History Teaching with Moodle

History Teaching with Moodle offers instructors, instructional designers, and SMEs a clear, step-by-step guide to building a medieval history course which can be used as a point of departure for online college classes, online history degree programs, in addition to secondary-level courses such as advanced placement for history. Author John Mannion uses attention-getting and engaging content including photos and diagrams of real castles to work through building a course in Moodle.

Mannion does a very nice job providing examples, screenshots, and step-by-step instructions. It is not really within the scope of the book to discuss learning theory or to address philosophical questions about why one studies history.

However, it is useful to bear in mind that cognitive skills such as identification, classification, comparison, evaluation, and analysis are at the core of history. Students need to know how to identify significant dates, activities, technological developments, political movements, as well as the people and places of history. At the same time, they need to be able to synthesize information and to be willing to “reprocess” – not simply deconstruct motives and reasons that lie behind events.

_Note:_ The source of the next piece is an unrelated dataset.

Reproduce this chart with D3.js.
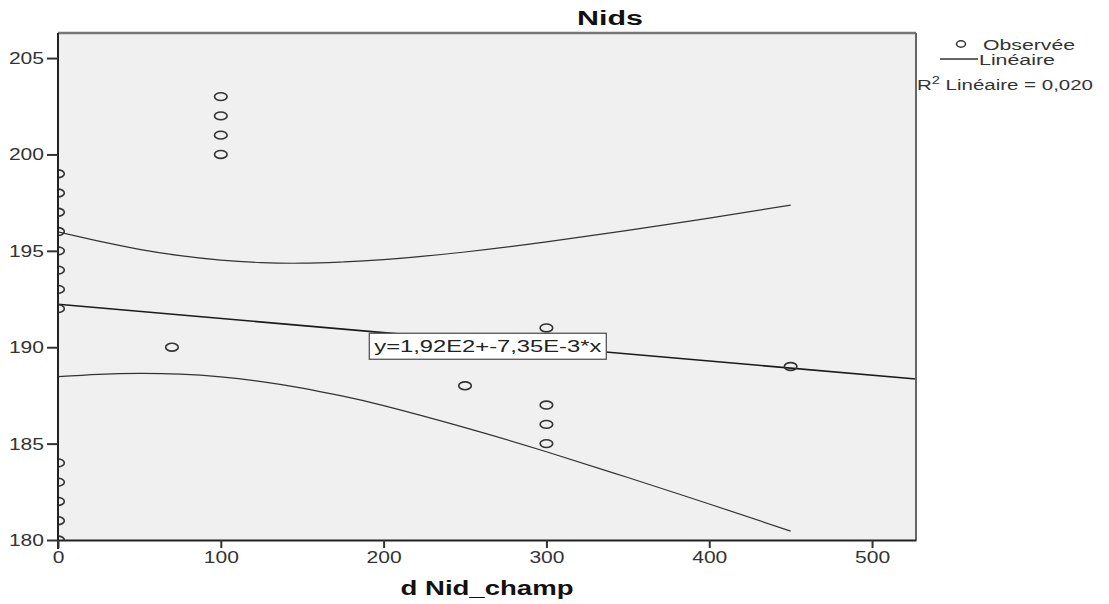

History Teaching with Moodle does a very nice job of guiding instructors and instructional designers through the process of creating content and building meaningful activities. He’s also included tips on incorporating audio using opensource software (Audacity) as well as a tool for making beautiful presentation screens (Xerte).

While Mannion does not cover every possible activity or assessment possible in an effective online course, he provides the basics in a very clear way. For the best possible use of Moodle for teaching history, subject matter experts and instructional designers can combine Mannion's approach with content available through shared repositories (MERLOT, etc.), or in conjunction with textbook-provided digital content.